The White House source, speaking to Asharq Al-Awsat on the condition of anonymity, said that the two leaders argued over several issues, including guarantees that Americans in Iraq would be protected after the withdrawal of US troops at the end of the year, as well as remarks made by al-Maliki about his intentions to “strike against his enemies” in Iraq. US officials have expressed concern that Iraq’s Sunni community may be vulnerable following the forthcoming withdrawal of US troops.

US President Barack Obama also questioned al-Maliki about his ties to Iran, saying these are far stronger than the Iraqi prime minister has publicly admitted. He also questioned the Iraqi leader’s ability to rein in Shiite leader Moqtada Sadr, who has threatened to kill Americans. According to the source, Obama referred to a “secret alliance” between al-Maliki and Sadr, who are both Shiites.

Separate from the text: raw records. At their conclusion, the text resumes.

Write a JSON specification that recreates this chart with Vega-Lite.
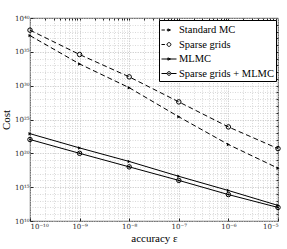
{
  "$schema": "https://vega.github.io/schema/vega-lite/v6.json",
  "autosize": "none",
  "width": 248,
  "height": 203,
  "padding": {"left": 30, "top": 18, "right": 9, "bottom": 28},
  "background": "white",
  "config": {
    "view": {"stroke": "#262626", "strokeWidth": 0.8},
    "font": "Liberation Serif",
    "legend": {"labelFont": "Liberation Serif"},
    "axis": {"domain": false, "labelFont": "DejaVu Serif", "titleFont": "Liberation Serif", "labelColor": "#262626", "titleColor": "#000", "labelFontSize": 7, "titleFontSize": 11, "titleFontWeight": "normal", "gridColor": "#c8c8c8", "gridDash": [1, 1.5], "gridWidth": 0.7, "tickColor": "#262626", "tickSize": -3}
  },
  "data": {"values": [
    {"series": "Standard MC", "eps": 1e-10, "cost": 2.5e37},
    {"series": "Standard MC", "eps": 1e-9, "cost": 1.6e33},
    {"series": "Standard MC", "eps": 1e-8, "cost": 5e29},
    {"series": "Standard MC", "eps": 1e-7, "cost": 2.5e25},
    {"series": "Standard MC", "eps": 1e-6, "cost": 2e21},
    {"series": "Standard MC", "eps": 1e-5, "cost": 6.3e17},
    {"series": "Sparse grids", "eps": 1e-10, "cost": 1.6e38},
    {"series": "Sparse grids", "eps": 1e-9, "cost": 4e34},
    {"series": "Sparse grids", "eps": 1e-8, "cost": 2e31},
    {"series": "Sparse grids", "eps": 1e-7, "cost": 4e27},
    {"series": "Sparse grids", "eps": 1e-6, "cost": 8e23},
    {"series": "Sparse grids", "eps": 1e-5, "cost": 5e20},
    {"series": "MLMC", "eps": 1e-10, "cost": 8e22},
    {"series": "MLMC", "eps": 1e-9, "cost": 6.3e20},
    {"series": "MLMC", "eps": 1e-8, "cost": 6.3e18},
    {"series": "MLMC", "eps": 1e-7, "cost": 4e16},
    {"series": "MLMC", "eps": 1e-6, "cost": 3.2e14},
    {"series": "MLMC", "eps": 1e-5, "cost": 2e12},
    {"series": "Sparse grids + MLMC", "eps": 1e-10, "cost": 1.1e22},
    {"series": "Sparse grids + MLMC", "eps": 1e-9, "cost": 1e20},
    {"series": "Sparse grids + MLMC", "eps": 1e-8, "cost": 1e18},
    {"series": "Sparse grids + MLMC", "eps": 1e-7, "cost": 1e16},
    {"series": "Sparse grids + MLMC", "eps": 1e-6, "cost": 8e13},
    {"series": "Sparse grids + MLMC", "eps": 1e-5, "cost": 1e12}
  ]},
  "resolve": {"axis": {"x": "independent", "y": "independent"}},
  "layer": [
    {
      "transform": [{"filter": "datum.series == 'Standard MC' || datum.series == 'Sparse grids'"}],
      "mark": {"type": "line", "color": "#000", "strokeWidth": 1, "strokeDash": [5, 3]},
      "encoding": {
        "x": {"field": "eps", "type": "quantitative", "scale": {"type": "log", "domain": [1e-10, 1e-5]},
          "axis": {"orient": "bottom", "grid": true, "title": "accuracy ε", "values": [1e-10, 1e-9, 1e-8, 1e-7, 1e-6, 1e-5], "labelPadding": 4, "titlePadding": 3,
            "labelExpr": "datum.value < 5e-10 ? '10⁻¹⁰' : datum.value < 5e-9 ? '10⁻⁹' : datum.value < 5e-8 ? '10⁻⁸' : datum.value < 5e-7 ? '10⁻⁷' : datum.value < 5e-6 ? '10⁻⁶' : '10⁻⁵'"}},
        "y": {"field": "cost", "type": "quantitative", "scale": {"type": "log", "domain": [1e10, 1e40]},
          "axis": {"orient": "left", "grid": true, "title": "Cost", "values": [1e10, 1e15, 1e20, 1e25, 1e30, 1e35, 1e40], "labelPadding": 4, "titlePadding": 3,
            "labelExpr": "datum.value < 1e12 ? '10¹⁰' : datum.value < 1e17 ? '10¹⁵' : datum.value < 1e22 ? '10²⁰' : datum.value < 1e27 ? '10²⁵' : datum.value < 1e32 ? '10³⁰' : datum.value < 1e37 ? '10³⁵' : '10⁴⁰'"}},
        "detail": {"field": "series"}
      }
    },
    {
      "transform": [{"filter": "datum.series == 'MLMC' || datum.series == 'Sparse grids + MLMC'"}],
      "mark": {"type": "line", "color": "#000", "strokeWidth": 1},
      "encoding": {
        "x": {"field": "eps", "type": "quantitative", "axis": null},
        "y": {"field": "cost", "type": "quantitative", "axis": null},
        "detail": {"field": "series"}
      }
    },
    {
      "transform": [{"filter": "datum.series == 'Standard MC' || datum.series == 'MLMC'"}],
      "mark": {"type": "point", "shape": "triangle-right", "filled": true, "color": "#000", "size": 12, "opacity": 1},
      "encoding": {
        "x": {"field": "eps", "type": "quantitative", "scale": {"type": "log", "domain": [1e-10, 1e-5]},
          "axis": {"orient": "top", "grid": true, "title": null, "labels": false, "tickSize": -2,
            "values": [2e-10, 3e-10, 4e-10, 5e-10, 6e-10, 7e-10, 8e-10, 9e-10, 1e-9, 2e-9, 3e-9, 4e-9, 5e-9, 6e-9, 7e-9, 8e-9, 9e-9, 1e-8, 2e-8, 3e-8, 4e-8, 5e-8, 6e-8, 7e-8, 8e-8, 9e-8, 1e-7, 2e-7, 3e-7, 4e-7, 5e-7, 6e-7, 7e-7, 8e-7, 9e-7, 1e-6, 2e-6, 3e-6, 4e-6, 5e-6, 6e-6, 7e-6, 8e-6, 9e-6]}},
        "y": {"field": "cost", "type": "quantitative", "scale": {"type": "log", "domain": [1e10, 1e40]},
          "axis": {"orient": "right", "grid": true, "title": null, "labels": false, "tickSize": -2,
            "values": [1e11, 1e12, 1e13, 1e14, 1e15, 1e16, 1e17, 1e18, 1e19, 1e20, 1e21, 1e22, 1e23, 1e24, 1e25, 1e26, 1e27, 1e28, 1e29, 1e30, 1e31, 1e32, 1e33, 1e34, 1e35, 1e36, 1e37, 1e38, 1e39]}}
      }
    },
    {
      "transform": [{"filter": "datum.series == 'Sparse grids' || datum.series == 'Sparse grids + MLMC'"}],
      "mark": {"type": "point", "shape": "circle", "filled": false, "color": "#000", "size": 20, "strokeWidth": 1, "opacity": 1},
      "encoding": {
        "x": {"field": "eps", "type": "quantitative", "axis": null},
        "y": {"field": "cost", "type": "quantitative", "axis": null}
      }
    },
    {
      "transform": [{"filter": "datum.series == 'Sparse grids + MLMC'"}],
      "mark": {"type": "point", "shape": "circle", "filled": true, "color": "#000", "size": 4, "opacity": 1},
      "encoding": {
        "x": {"field": "eps", "type": "quantitative", "axis": null},
        "y": {"field": "cost", "type": "quantitative", "axis": null}
      }
    },
    {
      "transform": [{"filter": "datum.series == 'none'"}],
      "mark": {"type": "point", "filled": false, "color": "#000", "strokeWidth": 1, "opacity": 1},
      "encoding": {
        "x": {"field": "eps", "type": "quantitative", "axis": null},
        "y": {"field": "cost", "type": "quantitative", "axis": null},
        "shape": {"field": "series", "type": "nominal",
          "scale": {"domain": ["Standard MC", "Sparse grids", "MLMC", "Sparse grids + MLMC"],
            "range": [
              "M-1,0H-0.55M-0.3,0H0.1M-0.15,-0.15L0.2,0L-0.15,0.15Z",
              "M-1,0H-0.55M-0.3,0H-0.25M0.25,0A0.25,0.25 0 1,1 -0.25,0A0.25,0.25 0 1,1 0.25,0",
              "M-1,0H1M-0.15,-0.15L0.2,0L-0.15,0.15Z",
              "M-1,0H-0.25M0.25,0H1M0.25,0A0.25,0.25 0 1,1 -0.25,0A0.25,0.25 0 1,1 0.25,0M0.08,0A0.08,0.08 0 1,1 -0.08,0A0.08,0.08 0 1,1 0.08,0"
            ]},
          "legend": {"title": null, "orient": "top-right", "offset": 2, "fillColor": "white", "strokeColor": "#000", "padding": 2,
            "symbolSize": 225, "symbolOpacity": 1, "symbolStrokeColor": "#000", "symbolStrokeWidth": 1, "symbolFillColor": "transparent",
            "labelFont": "Liberation Serif", "labelFontSize": 10.5, "labelColor": "#000", "labelOffset": 2, "rowPadding": 0.5}
        }
      }
    }
  ]
}
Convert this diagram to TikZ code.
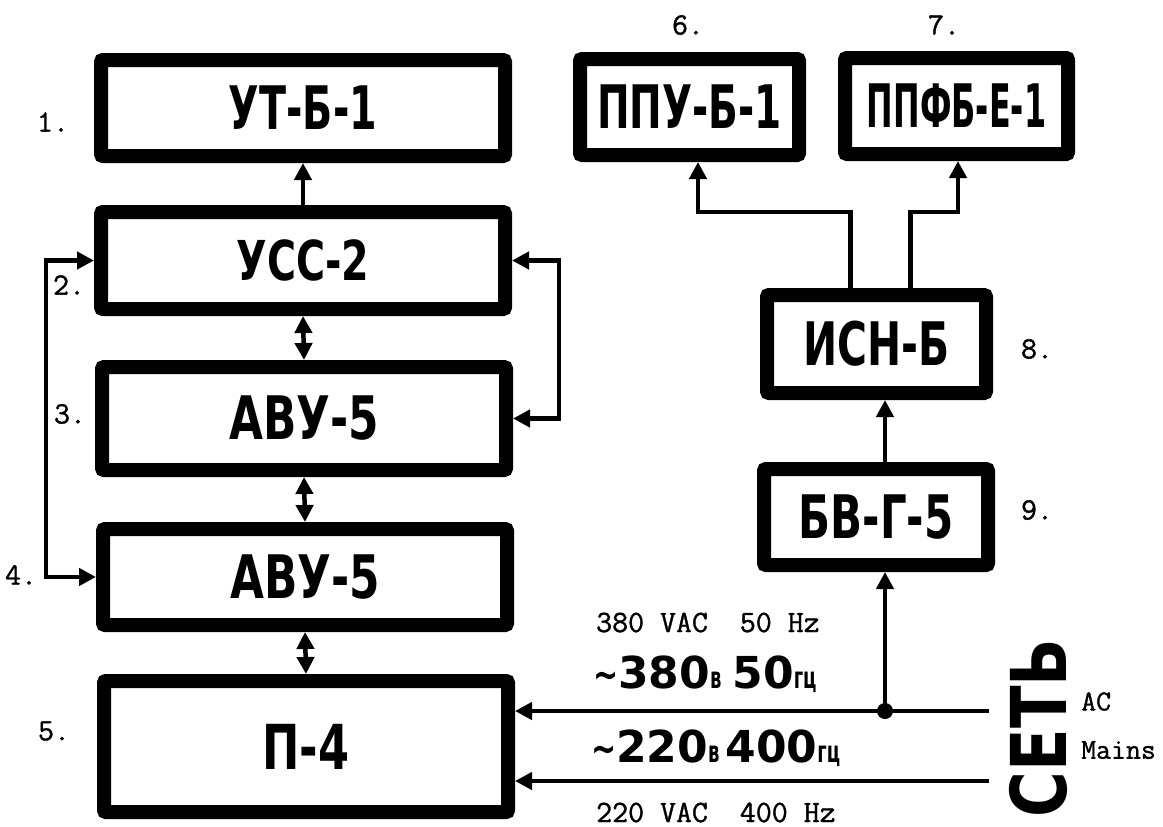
\documentclass[tikz,border=0pt]{standalone}
\usepackage{fontspec}
\usepackage{graphicx}
\usetikzlibrary{arrows.meta}
\newfontfamily\blkfont{DejaVu Sans}
\newfontfamily\twfont{Latin Modern Mono}[FakeBold=1.2]
\newcommand\blk{\blkfont\bfseries}
\newcommand\tld{{\blkfont\fontsize{40}{40}\selectfont\scalebox{0.75}[1]{\textasciitilde}}}
\newcommand\sml[1]{{\fontsize{30}{30}\selectfont\scalebox{0.6}[1]{#1}}}
\begin{document}
\begin{tikzpicture}[x=1pt,y=-1pt,
  blk/.style={draw, line width=14pt, rounded corners=2pt, fill=white, inner sep=0pt,
    font=\blk\fontsize{60}{60}\selectfont},
  num/.style={font=\twfont\fontsize{31}{31}\selectfont, inner sep=0pt},
  conn/.style={line width=4.5pt},
  arr/.style={conn, -{Triangle[length=17pt,width=17pt]}},
  darr/.style={conn, {Triangle[length=17pt,width=17pt]}-{Triangle[length=17pt,width=17pt]}},
  mains/.style={anchor=base west, inner sep=0pt, font=\blk\fontsize{44}{44}\selectfont}
]
\useasboundingbox (0,0) rectangle (1163,827);
\fill[white] (0,0) rectangle (1163,827);

% left column
\node[blk, minimum width=404pt, minimum height=96pt]  (b1) at (303,108)   {\scalebox{0.66}[1]{УТ-Б-1}};
\node[blk, minimum width=404pt, minimum height=97pt]  (b2) at (303,260.5) {\scalebox{0.72}[1]{\fontsize{55}{55}\selectfont УСС-2}};
\node[blk, minimum width=404pt, minimum height=103pt] (b3) at (304,418.5) {\scalebox{0.73}[1]{АВУ-5}};
\node[blk, minimum width=404pt, minimum height=96pt]  (b4) at (305,577)   {\scalebox{0.73}[1]{АВУ-5}};
\node[blk, minimum width=404pt, minimum height=131pt] (b5) at (306,746.5) {\scalebox{0.72}[1]{\fontsize{62}{62}\selectfont П-4}};

% right column
\node[blk, minimum width=219pt, minimum height=96pt] (b6) at (689.5,107) {\scalebox{0.65}[1]{ППУ-Б-1}};
\node[blk, minimum width=223pt, minimum height=96pt] (b7) at (956.5,106) {\scalebox{0.53}[1]{ППФБ-Е-1}};
\node[blk, minimum width=219pt, minimum height=98pt] (b8) at (876.5,344) {\scalebox{0.68}[1]{ИСН-Б}};
\node[blk, minimum width=224pt, minimum height=96pt] (b9) at (876,517)   {\scalebox{0.70}[1]{БВ-Г-5}};

% numbers
\node[num] (n1) at (53,122) {1.};
\node[num] (n2) at (69,285) {2.};
\node[num] (n3) at (70,414) {3.};
\node[num] (n4) at (21,575) {4.};
\node[num] (n5) at (54,731) {5.};
\node[num] (n6) at (688,25) {6.};
\node[num] (n7) at (944,25) {7.};
\node[num] (n8) at (1037,349) {8.};
\node[num] (n9) at (1037,510) {9.};

% left column connectors
\draw[arr] (b2.north) -- (b1.south);
\draw[darr] (b2.south) -- (b3.north);
\draw[darr] (b3.south) -- (b4.north);
\draw[darr] (b4.south) -- (b5.north);
\coordinate (lb) at (46,0);
\coordinate (rb) at (559,0);
\draw[darr] (b2.west) -- (b2.west -| lb) |- (b4.west);
\draw[darr] (b2.east) -- (b2.east -| rb) |- (b3.east);

% right column connectors
\coordinate (j6) at (698,212);
\coordinate (j7) at (958,212);
\draw[arr] ([xshift=-26pt]b8.north) |- (j6) -- (b6.south -| j6);
\draw[arr] ([xshift=34pt]b8.north) |- (j7) -- (b7.south -| j7);

% mains
\coordinate (m1) at (989,711);
\coordinate (m2) at (989,781);
\coordinate (dot) at (885,711);
\draw[arr] (m1) -- (m1 -| b5.east);
\draw[arr] (m2) -- (m2 -| b5.east);
\draw[arr] (dot) -- (b9.south -| dot);
\draw[arr] (b9.north -| dot) -- (b8.south -| dot);
\fill (dot) circle (8pt);

% texts
\node[num, anchor=west] (t380) at (596,622.5) {380 VAC\ \ 50 Hz};
\node[num, anchor=west] (t220) at (596,812.5) {220 VAC\ \ 400 Hz};
\node[mains] (v380) at (593,688) {\tld380\sml{в}\hspace{11pt}50\sml{гц}};
\node[mains] (v220) at (591,762) {\tld220\sml{в}\hspace{6pt}400\sml{гц}};
\node[rotate=90, inner sep=0pt, font=\blk\fontsize{77}{77}\selectfont] (set) at (1038,728) {\scalebox{0.81}[1]{СЕТЬ}};
\node[num, anchor=west, font=\twfont\fontsize{29}{29}\selectfont] (ac) at (1081,701.5) {AC};
\node[num, anchor=west, font=\twfont\fontsize{29}{29}\selectfont] (mn) at (1081,750) {Mains};
\end{tikzpicture}
\end{document}
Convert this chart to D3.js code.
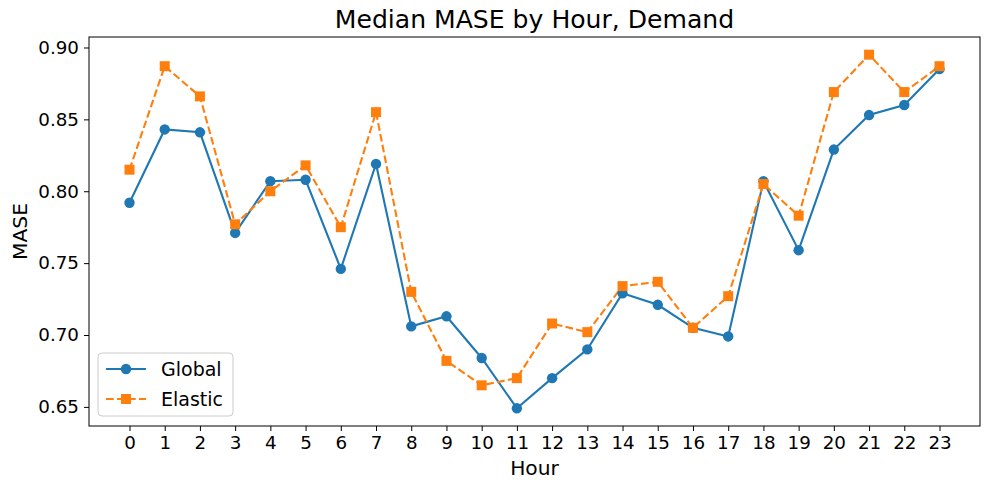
<!DOCTYPE html>
<html>
<head>
<meta charset="utf-8">
<script src="https://cdn.jsdelivr.net/npm/d3@7"></script>
<style>
  html, body { margin: 0; padding: 0; background: #fff; }
  text { font-family: "DejaVu Sans", sans-serif; fill: #000; }
</style>
</head>
<body>
<svg id="chart" width="989" height="490"></svg>
<script>
const hours = [0,1,2,3,4,5,6,7,8,9,10,11,12,13,14,15,16,17,18,19,20,21,22,23];
const globalValues = [0.792,0.843,0.841,0.771,0.807,0.808,0.746,0.819,0.706,0.713,0.684,0.649,0.670,0.690,0.729,0.721,0.705,0.699,0.807,0.759,0.829,0.853,0.860,0.885];
const elasticValues = [0.815,0.887,0.866,0.777,0.800,0.818,0.775,0.855,0.730,0.682,0.665,0.670,0.708,0.702,0.734,0.737,0.705,0.727,0.805,0.783,0.869,0.895,0.869,0.887];
const yTicks = [0.65,0.70,0.75,0.80,0.85,0.90];
const seriesNames = ["Global","Elastic"];
const colors = ["#1f77b4","#ff7f0e"];

const svg = d3.select("#chart");
const mLeft = 89, mRight = 980, mTop = 37, mBottom = 426;

const allVals = globalValues.concat(elasticValues);
const ymin = d3.min(allVals), ymax = d3.max(allVals);
const ypad = (ymax - ymin) * 0.05;
const y = d3.scaleLinear().domain([ymin - ypad, ymax + ypad]).range([mBottom, mTop]);
const xpad = (23 - 0) * 0.05;
const x = d3.scaleLinear().domain([0 - xpad, 23 + xpad]).range([mLeft, mRight]);

// Axes
const xAxis = d3.axisBottom(x).tickValues(hours).tickFormat(d3.format("d")).tickSize(5).tickPadding(5);
const yAxis = d3.axisLeft(y).tickValues(yTicks).tickFormat(d3.format(".2f")).tickSize(5).tickPadding(5);

const gx = svg.append("g").attr("transform", `translate(0,${mBottom})`).call(xAxis);
const gy = svg.append("g").attr("transform", `translate(${mLeft},0)`).call(yAxis);
[gx, gy].forEach(g => {
  g.select(".domain").remove();
  g.selectAll(".tick line").attr("stroke", "#000").attr("stroke-width", 1);
  g.selectAll(".tick text").attr("font-size", 18.3).attr("font-family", "DejaVu Sans").attr("fill", "#000");
});

// Frame
svg.append("rect").attr("x", mLeft).attr("y", mTop).attr("width", mRight - mLeft).attr("height", mBottom - mTop)
  .attr("fill", "none").attr("stroke", "#000").attr("stroke-width", 1);

// Lines
const series = [globalValues, elasticValues];
series.forEach((vals, i) => {
  const line = d3.line().x((d, j) => x(hours[j])).y(d => y(d));
  svg.append("path").datum(vals).attr("d", line)
    .attr("fill", "none").attr("stroke", colors[i]).attr("stroke-width", 2.1)
    .attr("stroke-dasharray", i === 1 ? "7.7,3.3" : null);
});
// markers
svg.append("g").selectAll("circle").data(globalValues).join("circle")
  .attr("cx", (d, j) => x(hours[j])).attr("cy", d => y(d)).attr("r", 5.2).attr("fill", colors[0]);
svg.append("g").selectAll("rect").data(elasticValues).join("rect")
  .attr("x", (d, j) => x(hours[j]) - 5).attr("y", d => y(d) - 5).attr("width", 10).attr("height", 10).attr("fill", colors[1]);

// Title & labels
svg.append("text").attr("x", (mLeft + mRight) / 2).attr("y", 28).attr("text-anchor", "middle")
  .attr("font-size", 25.1).text("Median MASE by Hour, Demand");
svg.append("text").attr("x", (mLeft + mRight) / 2).attr("y", 475).attr("text-anchor", "middle")
  .attr("font-size", 20.2).text("Hour");
svg.append("text").attr("transform", `translate(27,${(mTop + mBottom) / 2}) rotate(-90)`).attr("text-anchor", "middle")
  .attr("font-size", 20.2).text("MASE");

// Legend
const lg = svg.append("g").attr("transform", "translate(98,353)");
lg.append("rect").attr("width", 135).attr("height", 63).attr("rx", 4)
  .attr("fill", "#fff").attr("fill-opacity", 0.8).attr("stroke", "#cccccc").attr("stroke-width", 1);
seriesNames.forEach((name, i) => {
  const yy = 16 + i * 30;
  lg.append("line").attr("x1", 8).attr("x2", 48).attr("y1", yy).attr("y2", yy)
    .attr("stroke", colors[i]).attr("stroke-width", 2.1)
    .attr("stroke-dasharray", i === 1 ? "7.7,3.3" : null);
  if (i === 0) lg.append("circle").attr("cx", 28).attr("cy", yy).attr("r", 5.2).attr("fill", colors[i]);
  else lg.append("rect").attr("x", 23).attr("y", yy - 5).attr("width", 10).attr("height", 10).attr("fill", colors[i]);
  lg.append("text").attr("x", 63).attr("y", yy + 6.8).attr("font-size", 19).text(name);
});
</script>
</body>
</html>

The White House source characterized the discussions between Obama and al-Maliki as being “diplomatic”, stressing that the two world leaders did not raise their voices or exchange accusations. However, the source added that this discussion was far “less diplomatic” than the joint-statements the two leaders later made to the media, where both Obama and al-Maliki attempted to present a united front, stressing the strong future relations between Baghdad and Washington.

As for the difference of opinion between Washington and Baghdad on the situation in Syria, and Iraq’s continued support of the al-Assad regime, Obama attributed this to “tactical differences”, however the White House source revealed that the US president had strongly pressured al-Maliki on this issue during their meeting. The source revealed that Obama had stressed that he did not understand why al-Maliki refused to put pressure on al-Assad, particularly as the Syrian president is a dictatorial leader as authoritarian as former Iraqi President Saddam Hussein, who al-Maliki himself personally suffered under.

The White House source also told Asharq Al-Awsat that Obama stressed that “he would not neglect the defense of the Americans in Iraq”, in reference to the thousands of diplomats at the US Embassy in Baghdad, the largest embassy in the world, as well as the thousands of American expatriates, who will remain behind in Iraq following the US withdrawal. Media outlets have previously quoted Iraqi Prime Minister al-Maliki as saying that he will not maintain the protection of American businesspeople and companies in Baghdad’s Green Zone, and that he may even abolish the Green Zone altogether.

Furthermore, the White House source revealed that Obama questioned al-Maliki’s ability to protect the leaders and members of the now outlawed Baathist Party. The source said that the Baathist Party, under the new democracy in Iraq, should be given the right to express its opinion freely, organize its ranks, stand for elections, adding that even if this party represents a minority [the Sunnis], the majority [the Shiites], must respect their rights.

The American doubts about al-Maliki were reflected in the White House daily press briefing held by Press Secretary Jay Carney. Journalists asked for “the truth” about future relations between the US and Iraq.

In answer to a question from an American journalist, about statements published by Iraqi newspapers, attributed to al-Maliki, saying that he would not honor the election of his “enemies”, Carney replied: “…Look, there has been steady progress and the results have been ups and downs as we’ve gone through that progress over the number of years…So we always, in our dealings with the Iraqis and both the Prime Minister and other Iraqi leaders from other parties, are always focused on the need to be democratic, to be representative, to ensure that the rights of all Iraqis are respected, and that these differences are worked out peacefully through the process. And we will continue to press the Iraqis with that advice and that point of view as further develop our relationship.”